Uncategorized | September 14, 2011
Art and Activism
Recently I’ve embarked on the task of reading for my PhD comprehensive exam. One of my focuses is on contemporary environmental fiction, and while assembling a list of representative works, I found myself constantly wanting to add works of environmental creative non-fiction—works that strongly advocated for various ideas on conservation. I’ve been trying to resist this since my own emphasis is on writing and studying fiction, but have also been forced to ask myself why is it the case? Why does it seem so much more natural to look to nonfiction for activism?
Plenty of environmental or conservationist writers work in both genres. Wendell Berry, Barbara Kingsolver, Barry Lopez, Annie Dillard, and Rick Bass all come to mind. But if I wanted to examine their activism, I feel that I would turn first to their essays. This makes sense. An essay can potentially be more directly argumentative and assertive of a specific world-view, can develop pathos for an author’s explicitly stated perspective. It seems common for environmental nonfiction to present a direct and powerful argument, complaint, or advocacy. In Rick Bass’s book-length essay The Nine-Mile Wolves, for example, while Bass is interested in the narrative and artistry of a well-told story, he is always clearly moving toward a final argument for the continued re-incorporation of wolves into the American environment, as well as for a more balanced relationship between nature and humankind.
Much more difficult to call to mind are works of fiction that are as explicit in their activism. The most iconic is Edward Abbey’s The Monkey Wrench Gang. Though he is also greatly respected for his conservationist nonfiction, Abbey’s activism seems most remembered as tied to the environmental warfare that occurs in the The Monkey Wrench Gang, as represented by the dam-busting and eco-sabotaging characters that the reader is so clearly meant to empathize with and root for. But this novel seems the exception.

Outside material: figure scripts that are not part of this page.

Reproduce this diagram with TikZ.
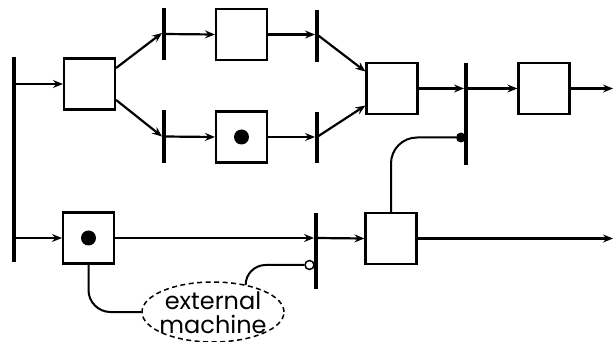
\documentclass[tikz,border=0pt]{standalone}
\usepackage{fontspec}
\setmainfont{Poppins}
\usetikzlibrary{arrows.meta,calc,shapes.geometric}
\begin{document}
\begin{tikzpicture}[x=1pt,y=-1pt,
  box/.style={draw,line width=2.2pt,minimum size=51pt,inner sep=0pt,fill=white},
  bar/.style={fill=black,minimum width=3.6pt,inner sep=0pt,draw=none},
  arr/.style={line width=2.2pt,-{Stealth[length=10pt,width=8pt,inset=3.5pt]}},
  ln/.style={line width=2pt},
  tok/.style={circle,fill=black,minimum size=15pt,inner sep=0pt}]
\useasboundingbox (0,0) rectangle (614,342);
% bars
\node[bar,minimum height=205pt] (b1) at (14,159.5) {};
\node[bar,minimum height=52pt] (b2) at (164,34) {};
\node[bar,minimum height=53pt] (b3) at (164,136.5) {};
\node[bar,minimum height=52pt] (b4) at (317,36) {};
\node[bar,minimum height=51pt] (b5) at (317,137.5) {};
\node[bar,minimum height=102pt] (b6) at (466,114) {};
\node[bar,minimum height=76pt] (b7) at (316,251) {};
% boxes
\node[box] (box1) at (89.5,84) {};
\node[box] (box2) at (241.5,34.5) {};
\node[box] (box3) at (241.5,137) {};
\node[tok] (t3) at (box3.center) {};
\node[box] (box4) at (392,88.5) {};
\node[box] (box5) at (544,88.5) {};
\node[box] (box7) at (88.5,238) {};
\node[tok] (t7) at (box7.center) {};
\node[box] (box6) at (391,238.5) {};
\node[ellipse,draw,dash pattern=on 5pt off 3.5pt,line width=1.5pt,minimum width=142pt,minimum height=60pt,inner sep=0pt] (em) at (213,312) {};
\node[align=center,inner sep=0pt,font=\fontsize{24}{24}\selectfont] (emt) at ($(em.center)+(0,1)$) {external\\machine};
\coordinate (o1) at (613,88.5);
\coordinate (o2) at (613,238.5);
\node[circle,fill=black,minimum size=10pt,inner sep=0pt] (d1) at (461,137.5) {};
\node[circle,draw,fill=white,line width=1.5pt,minimum size=9pt,inner sep=0pt] (c1) at (309.5,265) {};
% arrows
\draw[arr] (box1.west -| b1) -- (box1.west);
\draw[arr] ($(box1.east)+(0,-16)$) -- ($(b2.west)+(0,-1)$);
\draw[arr] ($(box1.east)+(0,16)$) -- (b3.west);
\draw[arr] (b2.center) -- (box2.west);
\draw[arr] (b3.center) -- (box3.west);
\draw[arr] (box2.east) -- (box2.east -| b4.west);
\draw[arr] (box3.east) -- (box3.east -| b5.west);
\draw[arr] (box2.east -| b4) -- ($(box4.west)+(0,-17)$);
\draw[arr] (box3.east -| b5) -- ($(box4.west)+(0,17)$);
\draw[arr] (box4.east) -- (box4.east -| b6.west);
\draw[arr] (box4.east -| b6) -- (box5.west);
\draw[arr] (box5.east) -- (o1);
\draw[arr] (box7.west -| b1) -- (box7.west);
\draw[arr] (box7.east) -- (box7.east -| b7.west);
\draw[arr] (box7.east -| b7) -- (box6.west);
\draw[arr] (box6.east) -- (o2);
% control lines
\draw[ln,rounded corners=26pt] (box6.north) |- (d1.west);
\draw[ln,rounded corners=20pt] (c1.west) -| (em.40);
\draw[ln,rounded corners=22pt] (box7.south) |- (em.west);
\end{tikzpicture}
\end{document}
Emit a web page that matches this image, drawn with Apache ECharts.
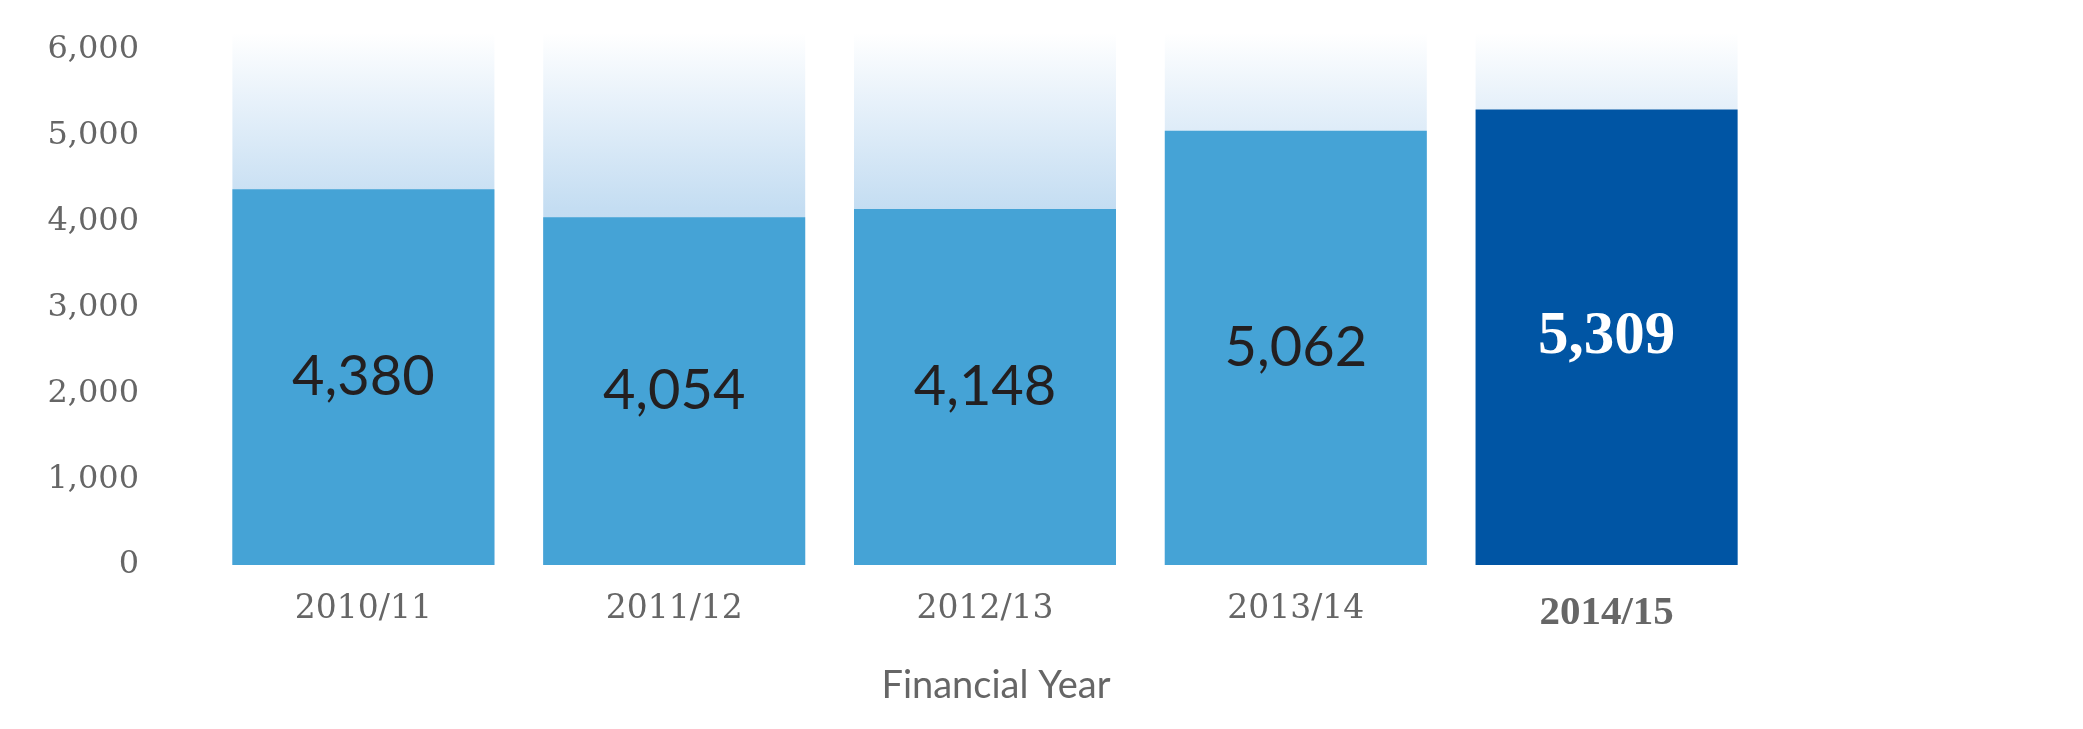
<!DOCTYPE html>
<html>
<head>
<meta charset="utf-8">
<title>Financial Year</title>
<script src="https://cdn.jsdelivr.net/npm/echarts@6/dist/echarts.min.js"></script>
<style>
  html, body { margin: 0; padding: 0; background: #fff; }
  #main { width: 2083px; height: 729px; }
</style>
</head>
<body>
<div id="main"></div>
<script>
// chart data
const years = ['2010/11', '2011/12', '2012/13', '2013/14', '2014/15'];
const values = [4380, 4054, 4148, 5062, 5309];
const yTicks = [0, 1000, 2000, 3000, 4000, 5000, 6000];
const highlightIndex = 4;

const barColor = '#45a3d6';
const highlightColor = '#0055a4';

let chart = echarts.init(document.getElementById('main'));

// the last year gets its own colour and a bold label
let seriesData = values.map(function (v, i) {
    if (i !== highlightIndex) return v;
    return {
        value: v,
        itemStyle: { color: highlightColor },
        label: {
            color: '#ffffff',
            fontFamily: 'Liberation Serif',
            fontWeight: 'bold',
            fontSize: 61
        }
    };
});

chart.setOption({
    animation: false,
    grid: {
        left: 208,
        right: 321,
        top: 33,
        bottom: 164,
        containLabel: false,
        outerBoundsMode: 'none'
    },
    xAxis: {
        type: 'category',
        data: years,
        name: 'Financial Year',
        nameLocation: 'middle',
        nameGap: 102,
        nameTextStyle: {
            fontFamily: 'Lato',
            fontSize: 38,
            color: '#666666',
            padding: [0, 0, 0, 22]
        },
        axisLine: { show: false },
        axisTick: { show: false },
        axisLabel: {
            margin: 28,
            fontFamily: 'DejaVu Serif',
            fontSize: 33,
            color: '#666666',
            formatter: function (v, i) {
                return i === highlightIndex ? '{hl|' + v + '}' : v;
            },
            rich: {
                hl: {
                    fontFamily: 'Liberation Serif',
                    fontWeight: 'bold',
                    fontSize: 41,
                    color: '#666666'
                }
            }
        }
    },
    yAxis: {
        type: 'value',
        min: yTicks[0],
        max: 6200,
        interval: yTicks[1] - yTicks[0],
        axisLine: { show: false },
        axisTick: { show: false },
        splitLine: { show: false },
        axisLabel: {
            margin: 69,
            showMaxLabel: false,
            fontFamily: 'DejaVu Serif',
            fontSize: 32,
            color: '#666666',
            formatter: function (v) {
                return yTicks.indexOf(v) >= 0 ? v.toLocaleString('en-US') : '';
            }
        }
    },
    series: [{
        type: 'bar',
        data: seriesData,
        barWidth: 262,
        itemStyle: { color: barColor },
        showBackground: true,
        backgroundStyle: {
            color: new echarts.graphic.LinearGradient(0, 0, 0, 1, [
                { offset: 0, color: '#ffffff' },
                { offset: 0.13, color: '#e7f1fa' },
                { offset: 0.33, color: '#c4ddf2' },
                { offset: 1, color: '#a9cfee' }
            ])
        },
        label: {
            show: true,
            position: 'inside',
            fontFamily: 'Lato',
            fontSize: 56,
            color: '#231f20',
            formatter: function (p) {
                return p.value.toLocaleString('en-US');
            }
        }
    }]
});
</script>
</body>
</html>
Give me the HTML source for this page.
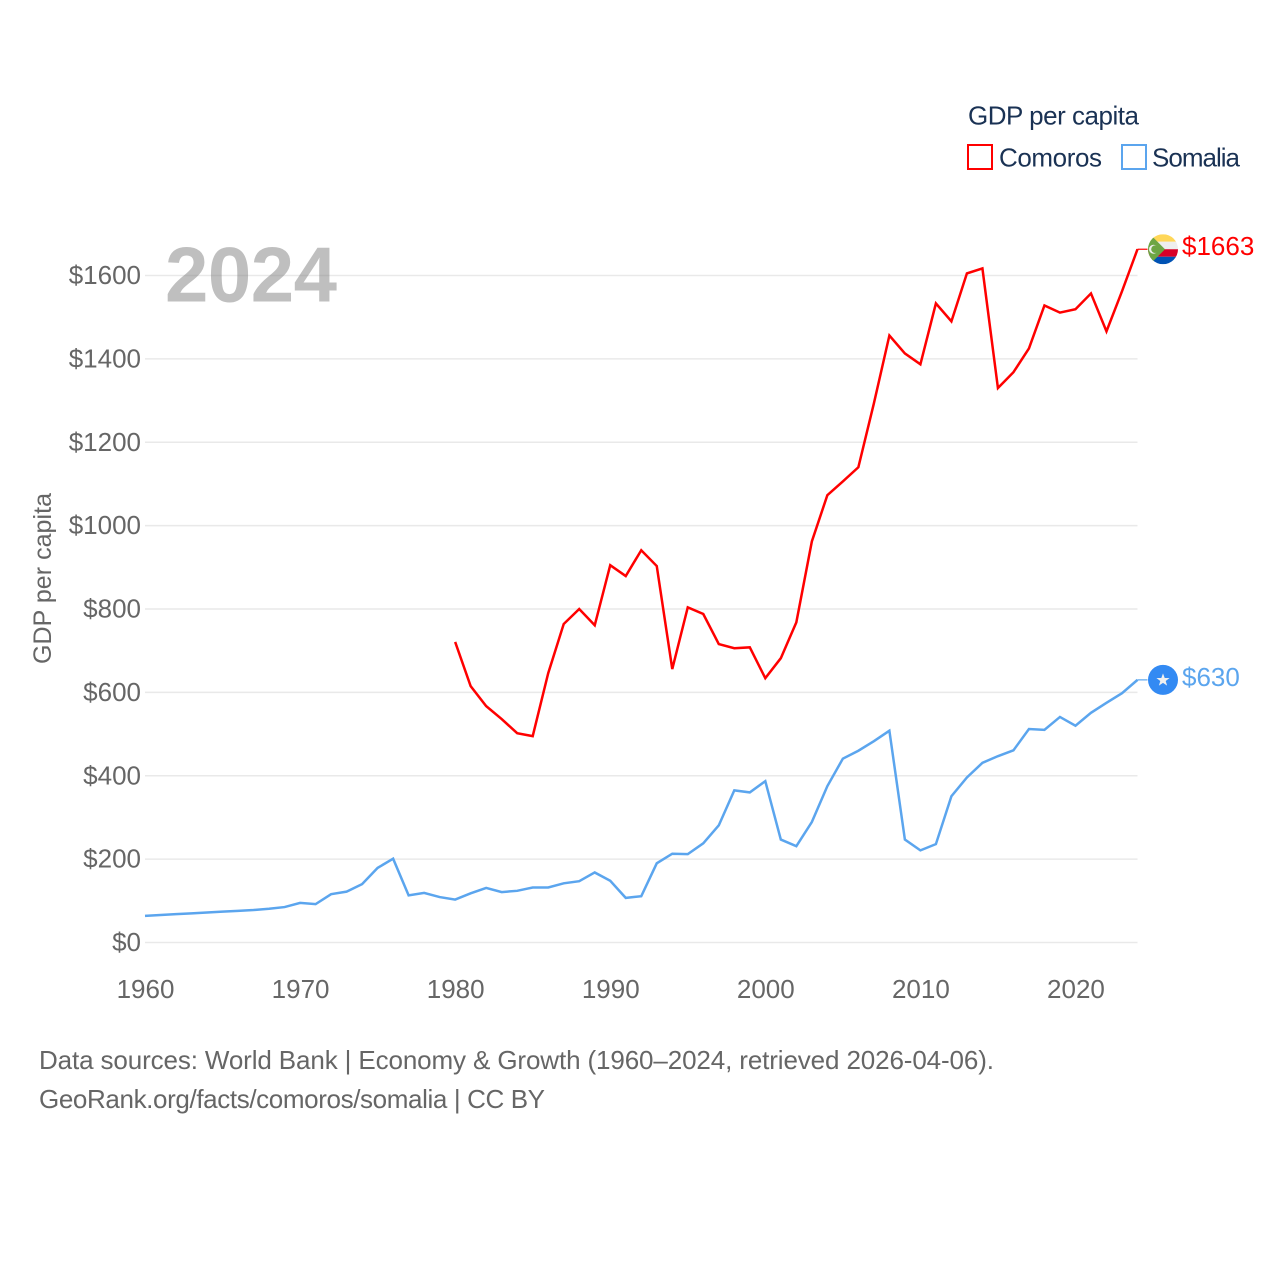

When I think of other works of environmentalist fiction, such as many of T.C. Boyle’s novels or the works of the aforementioned contemporary authors, the conservationist perspective seems much more subtle and sublimated in the narratives and characters and settings and conflicts. The activism may still be there, but it is buried beneath an emphasis on the story, versus in activist nonfiction where the story is being wielded to best assert a point of view or ongoing question held by the author. Maybe it has to do with the frequent advice young writers of fiction get to avoid writing stories with strongly stated morals, or from a fear of appearing didactic and heavy-handed—all of which seems like good advice. However, in environmentalist fiction and poetry (as well as in the best environmental creative nonfiction, now that I consider it) art is the emphasis, not activism.
It seems beneficial to have both modes of environmental advocacy. An explicitly activist essay might have much more success accomplishing or advocating for some concrete goal like the reintroduction of wolves, the dangers and need for regulation of industrial pollution (as in Rachel Carson’s now famous Silent Spring), or other such causes. And a subtly environmentalist essay, memoir, poem, story, or novel might have a unique potential to gradually alter a nation’s environmental worldview or encourage some degree of increased empathy with an issue.
I wonder what others make of the connection between art and activism, and whether the same sort of division of focuses might be going on in other sorts of activism?